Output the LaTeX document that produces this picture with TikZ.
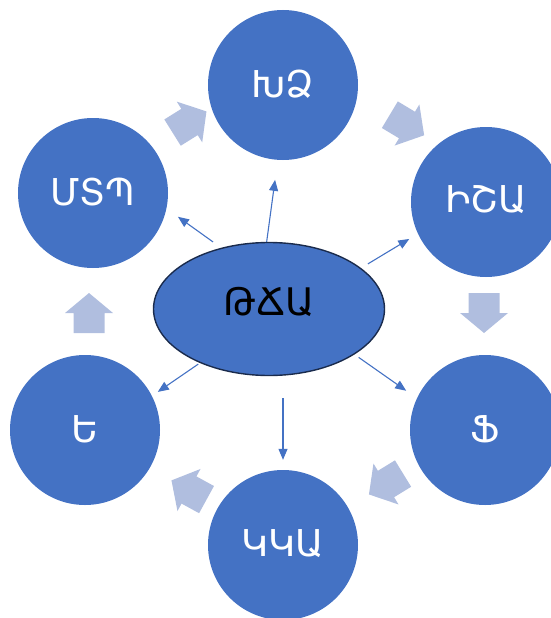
\documentclass[tikz,border=0pt]{standalone}
\usepackage{fontspec}
\setmainfont{DejaVu Sans}
\usetikzlibrary{shapes.geometric,arrows.meta}
\definecolor{cblue}{HTML}{4472C4}
\definecolor{pale}{HTML}{B0BEDF}
\definecolor{navy}{HTML}{1A2B4C}
\begin{document}
\begin{tikzpicture}[x=1pt,y=-1pt,
  circ/.style={circle,fill=cblue,minimum size=150pt,inner sep=0pt,text=white,font=\fontsize{37}{40}\selectfont},
  conn/.style={draw=cblue,line width=1.1pt,-{Triangle[length=11pt,width=9pt]}},
  barrow/.style={fill=pale}]
\useasboundingbox (0,0) rectangle (551,618);
% outer circles
\node[circ] (t)  at (283,85)  {\raisebox{3pt}{ԽՁ}};
\node[circ] (r1) at (486,202) {\raisebox{6pt}{ԻՇԱ}};
\node[circ] (r2) at (485,430) {\raisebox{2pt}{Ֆ}};
\node[circ] (b)  at (283,545) {\raisebox{3pt}{ԿԿԱ}};
\node[circ] (l2) at (85,430)  {\raisebox{2pt}{Ե}};
\node[circ] (l1) at (93,193)  {\raisebox{3pt}{ՄՏՊ}};
% centre
\node[ellipse,fill=cblue,draw=navy,line width=1.4pt,minimum width=231pt,minimum height=133pt,inner sep=0pt,
      font=\fontsize{38}{40}\selectfont] (c) at (269,309) {\raisebox{16pt}{ԹՃԱ}};
% connectors
\draw[conn,shorten >=20pt] (c.92) -- (t.266);
\draw[conn,shorten <=10pt,shorten >=14pt] (c.128) -- (l1.348);
\draw[conn,shorten <=8pt,shorten >=10pt] (c.24) -- (r1.205);
\draw[conn,shorten <=5pt,shorten >=13pt] (c.332) -- (r2.155);
\draw[conn,shorten <=22pt,shorten >=10pt] (c.south -| b.north) -- (b.north);
\draw[conn,shorten <=2pt,shorten >=7pt] (c.218) -- (l2.27);
% cycle block arrows
\foreach \px/\py/\r in {189.5/122/32, 407/125/-31, 484/313/-90, 386/484/-148.5, 189/490/151.3, 89/313/90}{
  \begin{scope}[shift={(\px,\py)},rotate=\r]
    \fill[barrow] (-20,-15.5) -- (0,-15.5) -- (0,-24) -- (20,0) -- (0,24) -- (0,15.5) -- (-20,15.5) -- cycle;
  \end{scope}
}
\end{tikzpicture}
\end{document}
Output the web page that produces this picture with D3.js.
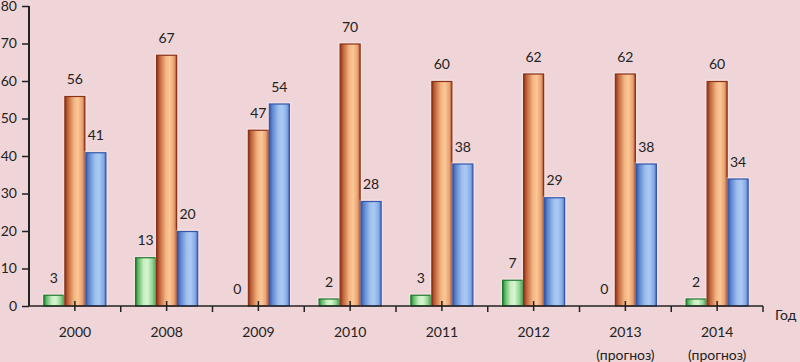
<!DOCTYPE html>
<html><head><meta charset="utf-8">
<script src="https://cdn.jsdelivr.net/npm/d3@7"></script>
<style>body{margin:0;background:#f0d5d8;} svg{display:block;}</style>
</head><body>
<svg id="c" width="800" height="362"></svg>
<script>
const categories = ["2000","2008","2009","2010","2011","2012","2013","2014"];
const subLabels = ["","","","","","","(прогноз)","(прогноз)"];
const seriesNames = ["s1","s2","s3"];
const greenValues = [3,13,0,2,3,7,0,2];
const orangeValues = [56,67,47,70,60,62,62,60];
const blueValues = [41,20,54,28,38,29,38,34];
const yTicks = [0,10,20,30,40,50,60,70,80];
const axisTitle = "Год";

const series = [greenValues, orangeValues, blueValues];
const svg = d3.select("#c");
const font = "Lato, 'Open Sans', sans-serif";
svg.append("rect").attr("width",800).attr("height",362).attr("fill","#f0d5d8");

const pLeft = 29, pRight = 763, pTop = 6, pBottom = 306;
const x = d3.scaleBand().domain(categories).range([pLeft,pRight]).paddingInner(0.313).paddingOuter(0.1565);
const xs = d3.scaleBand().domain(seriesNames).range([0,x.bandwidth()]);
const y = d3.scaleLinear().domain([0,80]).range([pBottom,pTop]);

const defs = svg.append("defs");
const grads = [
  {id:"gG", stops:[[0,"#237a30"],[0.12,"#5cb865"],[0.4,"#c9efc2"],[0.6,"#d6f4cf"],[0.85,"#8fd391"],[1,"#3f9a49"]]},
  {id:"gO", stops:[[0,"#8a3218"],[0.15,"#c0643a"],[0.45,"#f3b481"],[0.65,"#fbc896"],[0.88,"#e8a070"],[1,"#a9492a"]]},
  {id:"gB", stops:[[0,"#3557a8"],[0.15,"#5f86d0"],[0.45,"#9ec0ee"],[0.65,"#aacaf3"],[0.88,"#86aae6"],[1,"#4c72c2"]]}
];
grads.forEach(g=>{
  const lg = defs.append("linearGradient").attr("id",g.id).attr("x1","0").attr("x2","1").attr("y1","0").attr("y2","0");
  g.stops.forEach(s=>lg.append("stop").attr("offset",s[0]).attr("stop-color",s[1]));
});
const strokes = ["#1f7a2c","#8a3218","#3557a8"];

const gBars = svg.append("g");
series.forEach((vals,si)=>{
  vals.forEach((v,i)=>{
    const bx = x(categories[i]) + xs(seriesNames[si]);
    const bw = xs.bandwidth();
    if (v>0) {
      gBars.append("rect").attr("x",bx-1.5).attr("y",y(v)-1.5).attr("width",bw+3).attr("height",pBottom-y(v)+1.5)
        .attr("fill","rgba(255,255,255,0.25)");
      gBars.append("rect").attr("x",bx+0.5).attr("y",y(v)+0.5).attr("width",bw-1).attr("height",pBottom-y(v)-0.5)
        .attr("fill","url(#"+grads[si].id+")").attr("stroke",strokes[si]).attr("stroke-width",1.2);
    }
    svg.append("text").attr("x",bx+bw/2).attr("y",y(v)-12).attr("text-anchor","middle")
      .attr("font-family",font).attr("font-size",14).attr("fill","#222").text(v);
  });
});

// Y axis
const yAxis = svg.append("g").attr("transform",`translate(${pLeft},0)`)
  .call(d3.axisLeft(y).tickValues(yTicks).tickSize(7).tickPadding(5));
yAxis.select(".domain").attr("stroke","#222").attr("stroke-width",2).attr("d",`M0,${pTop}V${pBottom}`);
yAxis.selectAll(".tick line").attr("stroke","#222").attr("stroke-width",1.5);
yAxis.selectAll(".tick text").attr("font-family",font).attr("font-size",14).attr("fill","#222");

// X axis
const xAxis = svg.append("g").attr("transform",`translate(0,${pBottom})`)
  .call(d3.axisBottom(x).tickSize(0).tickPadding(26).tickFormat(d=>d));
xAxis.select(".domain").attr("stroke","#222").attr("stroke-width",1.6).attr("d",`M${pLeft},0H${pRight}`);
xAxis.selectAll(".tick text").attr("font-family",font).attr("font-size",14).attr("fill","#222").attr("dy",0).attr("y",31);
xAxis.selectAll(".tick").append("line").attr("y1",-5).attr("y2",5).attr("stroke","#222").attr("stroke-width",1.5);
xAxis.selectAll(".tick").each(function(d,i){
  if (subLabels[i]) d3.select(this).append("text").attr("y",54).attr("text-anchor","middle")
    .attr("font-family",font).attr("font-size",14).attr("fill","#222").text(subLabels[i]);
});
const bounds = categories.map(c=>x(c)-x.step()*x.paddingInner()/2).concat([pRight]);
xAxis.selectAll(".bt").data(bounds.slice(1)).enter().append("line")
  .attr("x1",d=>d).attr("x2",d=>d).attr("y1",0).attr("y2",6).attr("stroke","#222").attr("stroke-width",1.5);

svg.append("text").attr("x",775).attr("y",320).attr("font-family",font).attr("font-size",14).attr("fill","#222").text(axisTitle);
</script>
</body></html>
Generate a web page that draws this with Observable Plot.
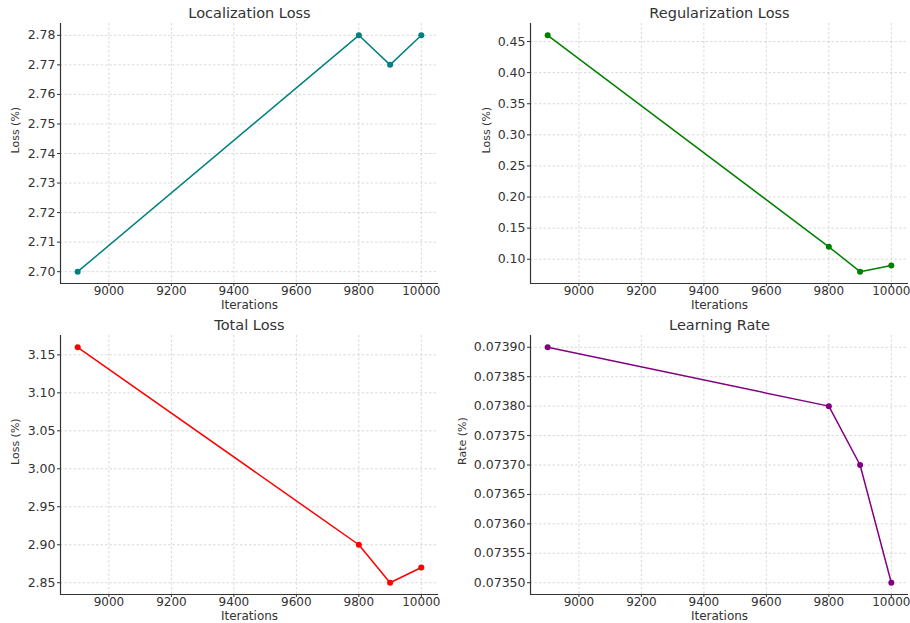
<!DOCTYPE html>
<html>
<head>
<meta charset="utf-8">
<script src="https://cdn.jsdelivr.net/npm/d3@7"></script>
<script src="https://cdn.jsdelivr.net/npm/@observablehq/plot@0.6"></script>
<style>
  html, body { margin: 0; padding: 0; background: #fff; }
  #root { position: relative; width: 910px; height: 623px; overflow: hidden; font-family: "DejaVu Sans", sans-serif; }
  #root svg { position: absolute; overflow: visible; }
</style>
</head>
<body>
<div id="root"></div>
<script>
const iterations = [8900, 9800, 9900, 10000];
const localizationLoss = [2.70, 2.78, 2.77, 2.78];
const regularizationLoss = [0.46, 0.12, 0.08, 0.09];
const totalLoss = [3.16, 2.90, 2.85, 2.87];
const learningRate = [0.0739, 0.0738, 0.0737, 0.0735];

const xTicks = [9000, 9200, 9400, 9600, 9800, 10000];
const locTicks = [2.70, 2.71, 2.72, 2.73, 2.74, 2.75, 2.76, 2.77, 2.78];
const regTicks = [0.10, 0.15, 0.20, 0.25, 0.30, 0.35, 0.40, 0.45];
const totTicks = [2.85, 2.90, 2.95, 3.00, 3.05, 3.10, 3.15];
const lrTicks = [0.07350, 0.07355, 0.07360, 0.07365, 0.07370, 0.07375, 0.07380, 0.07385, 0.07390];

const panels = [
  {title: "Localization Loss", ylabel: "Loss (%)", values: localizationLoss, ticks: locTicks, color: "teal", fmt: d3.format(".2f"),
   left: 0, top: 0, w: 455, h: 310, m: [23, 17, 27, 60], ldx: -45},
  {title: "Regularization Loss", ylabel: "Loss (%)", values: regularizationLoss, ticks: regTicks, color: "green", fmt: d3.format(".2f"),
   left: 455, top: 0, w: 455, h: 310, m: [23, 2, 27, 75], ldx: -44},
  {title: "Total Loss", ylabel: "Loss (%)", values: totalLoss, ticks: totTicks, color: "red", fmt: d3.format(".2f"),
   left: 0, top: 310, w: 455, h: 313, m: [25, 17, 29, 60], ldx: -45},
  {title: "Learning Rate", ylabel: "Rate (%)", values: learningRate, ticks: lrTicks, color: "purple", fmt: d3.format(".5f"),
   left: 455, top: 310, w: 455, h: 313, m: [25, 2, 29, 75], ldx: -68}
];

function pad(ext) { const r = ext[1] - ext[0]; return [ext[0] - 0.05 * r, ext[1] + 0.05 * r]; }

const root = document.getElementById("root");
for (const p of panels) {
  const data = iterations.map((x, i) => ({x, y: p.values[i]}));
  const xd = pad(d3.extent(iterations));
  const yd = pad(d3.extent(p.values));
  const textColor = "#333";
  const svg = Plot.plot({
    width: p.w, height: p.h,
    marginTop: p.m[0], marginRight: p.m[1], marginBottom: p.m[2], marginLeft: p.m[3],
    style: {fontFamily: "DejaVu Sans, sans-serif", fontSize: "12px", color: textColor, background: "transparent", overflow: "visible"},
    x: {domain: xd, ticks: xTicks, tickFormat: d => String(d), label: null},
    y: {domain: yd, ticks: p.ticks, tickFormat: p.fmt, label: null},
    marks: [
      Plot.gridX(xTicks, {stroke: "#bdbdbd", strokeOpacity: 0.8, strokeDasharray: "2.5,2", strokeWidth: 0.7}),
      Plot.gridY(p.ticks, {stroke: "#bdbdbd", strokeOpacity: 0.8, strokeDasharray: "2.5,2", strokeWidth: 0.7}),
      Plot.axisX({ticks: xTicks, tickFormat: d => String(d), tickSize: 3, tickPadding: 0, fontSize: 12, stroke: textColor, fill: textColor, label: null}),
      Plot.axisY({ticks: p.ticks, tickFormat: p.fmt, tickSize: 3, tickPadding: 2, fontSize: 12.5, stroke: textColor, fill: textColor, label: null}),
      Plot.ruleX([xd[0]], {stroke: "#333", strokeWidth: 1.2}),
      Plot.ruleY([yd[0]], {stroke: "#333", strokeWidth: 1.2}),
      Plot.line(data, {x: "x", y: "y", stroke: p.color, strokeWidth: 1.5}),
      Plot.dot(data, {x: "x", y: "y", fill: p.color, r: 3}),
      Plot.text([p.title], {frameAnchor: "top", dy: -10, text: d => d, fontSize: 14.5, fontWeight: "normal", fill: textColor, lineAnchor: "middle"}),
      Plot.text([p.ylabel], {frameAnchor: "left", dx: p.ldx, rotate: -90, text: d => d, fontSize: 11, fill: textColor, lineAnchor: "middle"}),
      Plot.text(["Iterations"], {frameAnchor: "bottom", dy: 22, text: d => d, fontSize: 12, fill: textColor, lineAnchor: "middle"})
    ]
  });
  svg.style.left = p.left + "px";
  svg.style.top = p.top + "px";
  root.appendChild(svg);
}
</script>
</body>
</html>
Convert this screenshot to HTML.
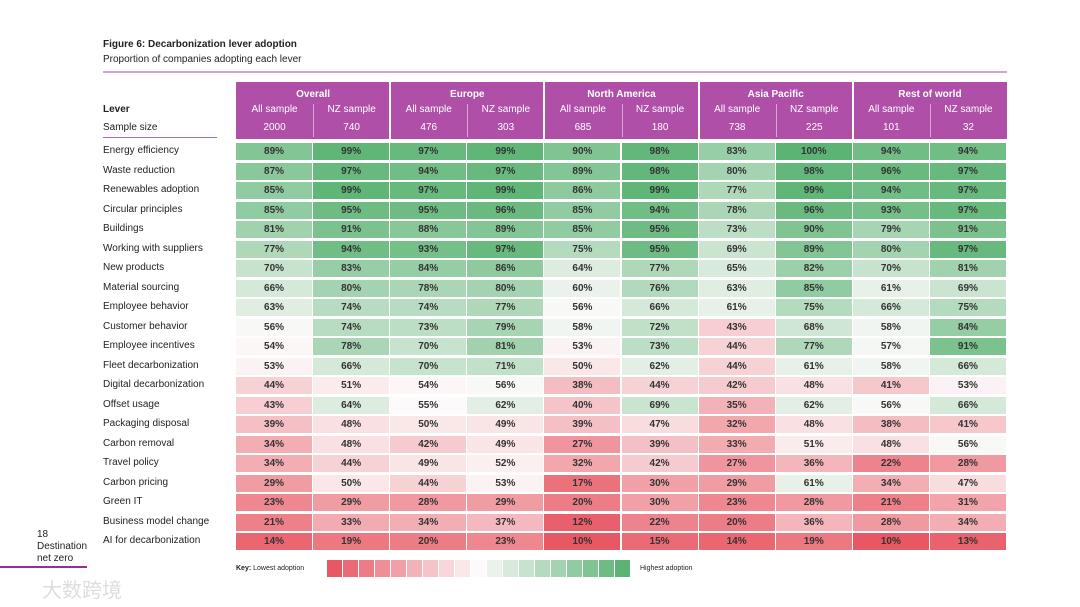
<!DOCTYPE html>
<html><head><meta charset="utf-8">
<style>
body{margin:0;width:1080px;height:607px;background:#fff;position:relative;overflow:hidden;font-family:"Liberation Sans",sans-serif;color:#222}
.a{position:absolute;white-space:nowrap}
.cell{position:absolute;font-size:10px;font-weight:bold;text-align:center;line-height:17px;color:#333}
.hd{position:absolute;color:#fff;text-align:center;font-size:10px}
</style></head><body>
<div class="a" style="left:103px;top:39px;font-size:10px;font-weight:bold">Figure 6: Decarbonization lever adoption</div>
<div class="a" style="left:103px;top:54px;font-size:10px">Proportion of companies adopting each lever</div>
<div class="a" style="left:103px;top:71px;width:904px;height:2px;background:#cfa6d3"></div>
<div class="a" style="left:103px;top:104px;font-size:10px;font-weight:bold">Lever</div>
<div class="a" style="left:103px;top:122px;font-size:10px">Sample size</div>
<div class="a" style="left:103px;top:137px;width:114px;height:1px;background:#b070b0"></div>
<div class="a" style="left:236px;top:82px;width:771px;height:57px;background:#b04fa8"></div>
<div class="a" style="left:37px;top:529px;font-size:10px;line-height:12px">18<br>Destination<br>net zero</div>
<div class="a" style="left:0;top:566px;width:87px;height:2px;background:#9b2a9b"></div>
<div class="a" style="left:42px;top:574px;font-size:20px;color:#ddd;font-family:'Liberation Sans','Noto Sans CJK SC',sans-serif">大数跨境</div>
<div class="a" style="left:236px;top:565px;font-size:7px"><b>Key:</b> Lowest adoption</div>
<div class="a" style="left:640px;top:565px;font-size:7px">Highest adoption</div>
<div id="root"></div>
<script>
const regions=["Overall","Europe","North America","Asia Pacific","Rest of world"];
const sampleSizes=[2000,740,476,303,685,180,738,225,101,32];
const levers=["Energy efficiency","Waste reduction","Renewables adoption","Circular principles","Buildings","Working with suppliers","New products","Material sourcing","Employee behavior","Customer behavior","Employee incentives","Fleet decarbonization","Digital decarbonization","Offset usage","Packaging disposal","Carbon removal","Travel policy","Carbon pricing","Green IT","Business model change","AI for decarbonization"];
const values=[
[89,99,97,99,90,98,83,100,94,94],
[87,97,94,97,89,98,80,98,96,97],
[85,99,97,99,86,99,77,99,94,97],
[85,95,95,96,85,94,78,96,93,97],
[81,91,88,89,85,95,73,90,79,91],
[77,94,93,97,75,95,69,89,80,97],
[70,83,84,86,64,77,65,82,70,81],
[66,80,78,80,60,76,63,85,61,69],
[63,74,74,77,56,66,61,75,66,75],
[56,74,73,79,58,72,43,68,58,84],
[54,78,70,81,53,73,44,77,57,91],
[53,66,70,71,50,62,44,61,58,66],
[44,51,54,56,38,44,42,48,41,53],
[43,64,55,62,40,69,35,62,56,66],
[39,48,50,49,39,47,32,48,38,41],
[34,48,42,49,27,39,33,51,48,56],
[34,44,49,52,32,42,27,36,22,28],
[29,50,44,53,17,30,29,61,34,47],
[23,29,28,29,20,30,23,28,21,31],
[21,33,34,37,12,22,20,36,28,34],
[14,19,20,23,10,15,14,19,10,13]];
const keySteps=[10,15,20,25,30,35,40,45,50,55,60,65,70,75,80,85,90,95,100];
const X0=236,CW=77.1,Y0=143,RH=19.5;
function color(v){
  const mid=55;let c0,c1,t;
  if(v<mid){t=(mid-v)/45;c1=[232,88,100];}else{t=(v-mid)/45;c1=[92,180,116];}
  t=Math.min(1,Math.max(0,t));
  const w=[252,250,250];
  return `rgb(${w.map((x,i)=>Math.round(x+(c1[i]-x)*t)).join(',')})`;
}
const root=document.getElementById('root');
function add(cls,css,txt){const d=document.createElement('div');d.className=cls;d.style.cssText=css;if(txt!==undefined)d.textContent=txt;root.appendChild(d);return d;}
regions.forEach((r,g)=>{
  const el=add('hd',`left:${X0+g*2*CW}px;top:89px;width:${2*CW}px;font-weight:bold`,r);
  
  
  if(g>0){const s=add('a',`left:${X0+g*2*CW-1}px;top:82px;width:2px;height:57px;background:#fff`);
  
  }
  const s2=add('a',`left:${X0+(g*2+1)*CW}px;top:104px;width:1px;height:33px;background:#d9a5d5`);
  
  
});
sampleSizes.forEach((n,c)=>{
  const h=add('hd',`left:${X0+c*CW}px;top:104px;width:${CW}px`,c%2?"NZ sample":"All sample");
  
  
  const s=add('hd',`left:${X0+c*CW}px;top:122px;width:${CW}px`,n);
  
  
});
levers.forEach((l,r)=>{
  const y=Y0+r*RH;
  const lab=add('a',`left:103px;top:${y+2}px;font-size:10px`,l);
  
  
  values[r].forEach((v,c)=>{
    const cell=add('cell',`left:${X0+c*CW}px;top:${y}px;width:${CW-1}px;height:17px;background:${color(v)}`,v+'%');
    
    
  });
});
keySteps.forEach((v,i)=>{
  const k=add('a',`left:${327+i*16}px;top:560px;width:15px;height:17px;background:${color(v)}`);
  
  
});
</script>
</body></html>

________________________

Requirements: Where a line in the entries holds the word "this", copy that line.

The response:
Output the LaTeX document that produces this picture with TikZ.
Output the web page that produces this picture with D3.js.
  if (subLabels[i]) d3.select(this).append("text").attr("y",54).attr("text-anchor","middle")
Generate a web page that draws this with Observable Plot.
Convert this screenshot to HTML.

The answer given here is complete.